Etsy is such a wonderful venue. There are so many incredible artists in the world. I love the idea of being able to purchase handmade from all corners of the world without leaving my home. Starting a shop was great. I’ve definitely learned a lot and I continue to learn. Here are just a few tips that I wanted to share:
Five things I’ve learned (and continue to learn!) since opening my Etsy shop
- Photos are really difficult to take!
- I have taken so many photos of my jewelry it makes me sick thinking about it! The number one advice I can give you is to learn about the settings on your camera. When I started taking photos I had no idea my camera had a macro setting. I had no idea how to change the white balance or shutter speed on my camera. After learning about these settings my photos are much, much better. Not perfect, but better! Check out the before and after on my Amber Ice Cube earrings:
- Promote constantly.
- I’ve learned that hanging out in the forums is a great way to promote as well as discover new shops. I’ve had a more than a few sales from shops that have seen me in the forums so I recommend posting at least a few times a day.
- Write thorough item descriptions.
- This is something that makes sense, yet it was difficult for me to do. Now I try to give measurements of all major beads or components, lengths of anything, as well as saying exactly what types of wire, chain, or beads I use. The more detailed, the better. Remember, people can’t touch or hold your items so more description leads to more potential sales.
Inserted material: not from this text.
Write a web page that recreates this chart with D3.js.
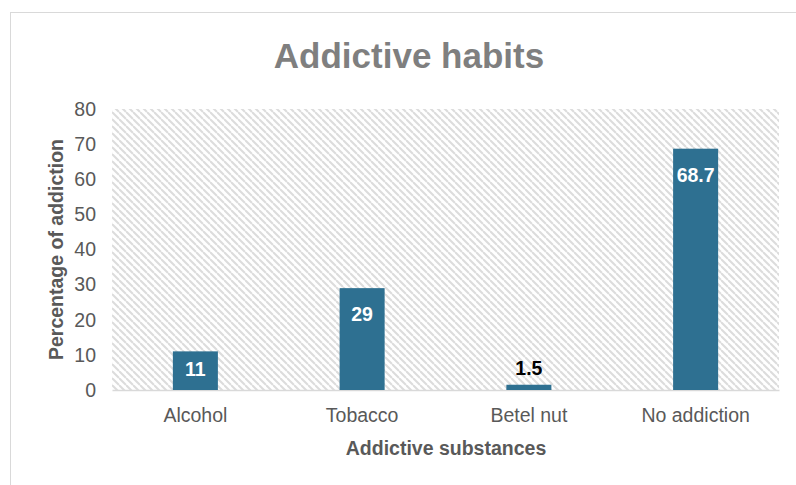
<!DOCTYPE html>
<html><head><meta charset="utf-8">
<script src="https://cdn.jsdelivr.net/npm/d3@7"></script>
<style>body{margin:0;background:#fff}svg{display:block;font-family:"Liberation Sans",Arial,sans-serif}</style>
</head><body>
<script>
const categories = ["Alcohol", "Tobacco", "Betel nut", "No addiction"];
const values = [11, 29, 1.5, 68.7];
const yTicks = [0, 10, 20, 30, 40, 50, 60, 70, 80];
const title = "Addictive habits";
const xTitle = "Addictive substances";
const yTitle = "Percentage of addiction";

const W = 796, H = 485;
const m = {left: 112, right: 17, top: 109, bottom: 95};
const svg = d3.select("body").append("svg").attr("width", W).attr("height", H);

const defs = svg.append("defs");
const pat = defs.append("pattern").attr("id", "hatch").attr("patternUnits", "userSpaceOnUse")
  .attr("width", 7).attr("height", 7);
pat.append("rect").attr("width", 7).attr("height", 7).attr("fill", "#fff");
pat.append("path").attr("d", "M-1,-1 L8,8 M-4,3 L0,7 M3,-4 L7,0").attr("stroke", "#dcdcdc").attr("stroke-width", 2);

// outer border
svg.append("rect").attr("x", 10.5).attr("y", 12.5).attr("width", 800).attr("height", 500)
  .attr("fill", "none").attr("stroke", "#d9d9d9");

const x = d3.scaleBand().domain(categories).range([m.left, W - m.right]).paddingInner(0.73).paddingOuter(0.365);
const y = d3.scaleLinear().domain([0, 80]).range([H - m.bottom, m.top]);

svg.append("rect").attr("x", m.left).attr("y", y(80)).attr("width", W - m.right - m.left)
  .attr("height", y(0) - y(80)).attr("fill", "url(#hatch)");

const yAxis = svg.append("g").attr("transform", `translate(${m.left},0)`)
  .call(d3.axisLeft(y).tickValues(yTicks).tickSize(0).tickPadding(16));
yAxis.select(".domain").remove();
yAxis.selectAll("text").attr("font-size", 19.5).attr("fill", "#595959").attr("font-family", "Liberation Sans, Arial, sans-serif");

const xAxis = svg.append("g").attr("transform", `translate(0,${y(0)})`)
  .call(d3.axisBottom(x).tickSize(0).tickPadding(18));
xAxis.select(".domain").attr("stroke", "#d9d9d9").attr("stroke-width", 1.5);
xAxis.selectAll("text").attr("font-size", 19.5).attr("fill", "#595959").attr("font-family", "Liberation Sans, Arial, sans-serif");

svg.append("g").selectAll("rect").data(values).join("rect")
  .attr("x", (d, i) => x(categories[i])).attr("width", x.bandwidth())
  .attr("y", d => y(d)).attr("height", d => y(0) - y(d)).attr("fill", "#2e7091");

svg.append("g").selectAll("text").data(values).join("text")
  .attr("x", (d, i) => x(categories[i]) + x.bandwidth() / 2)
  .attr("y", d => y(d) > y(5) ? y(d) - 10 : Math.min(y(d) + 33, (y(d) + y(0)) / 2 + 5))
  .attr("text-anchor", "middle").attr("font-size", 19.5).attr("font-weight", "bold")
  .attr("fill", d => y(d) > y(5) ? "#000" : "#fff")
  .text(d => d);

svg.append("text").attr("x", 409).attr("y", 68).attr("text-anchor", "middle")
  .attr("font-size", 35).attr("font-weight", "bold").attr("fill", "#7f7f7f").text(title);

svg.append("text").attr("x", 446).attr("y", 455).attr("text-anchor", "middle")
  .attr("font-size", 19.5).attr("font-weight", "bold").attr("fill", "#595959").text(xTitle);

svg.append("text").attr("transform", `translate(63,${(m.top + H - m.bottom) / 2}) rotate(-90)`)
  .attr("text-anchor", "middle").attr("font-size", 19.5).attr("font-weight", "bold").attr("fill", "#595959").text(yTitle);
</script>
</body></html>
- Create a catchy banner and avatar.
- Create a banner and avatar that is in line with your product and brand. Banners are one of the first things a potential customer sees when they enter your shop. Make it memorable! Avatars are especially important in the forums. You need a creative avatar that will stand out amongst hundreds of others. If it isn’t clickable no one will find your shop. This is a struggle for me so I’m making it a major goal for 2010.
- Write thorough shop policies.
- Shop policies are there to cover you if a customer doesn’t like something about their order. Make them as detailed as possible. Try to think of every scenario possible and put it in the policies. The topics I think are the important are returns/refunds, exchanges, losses, damages and shipping (where and how much). The more you cover yourself, the better off you will be!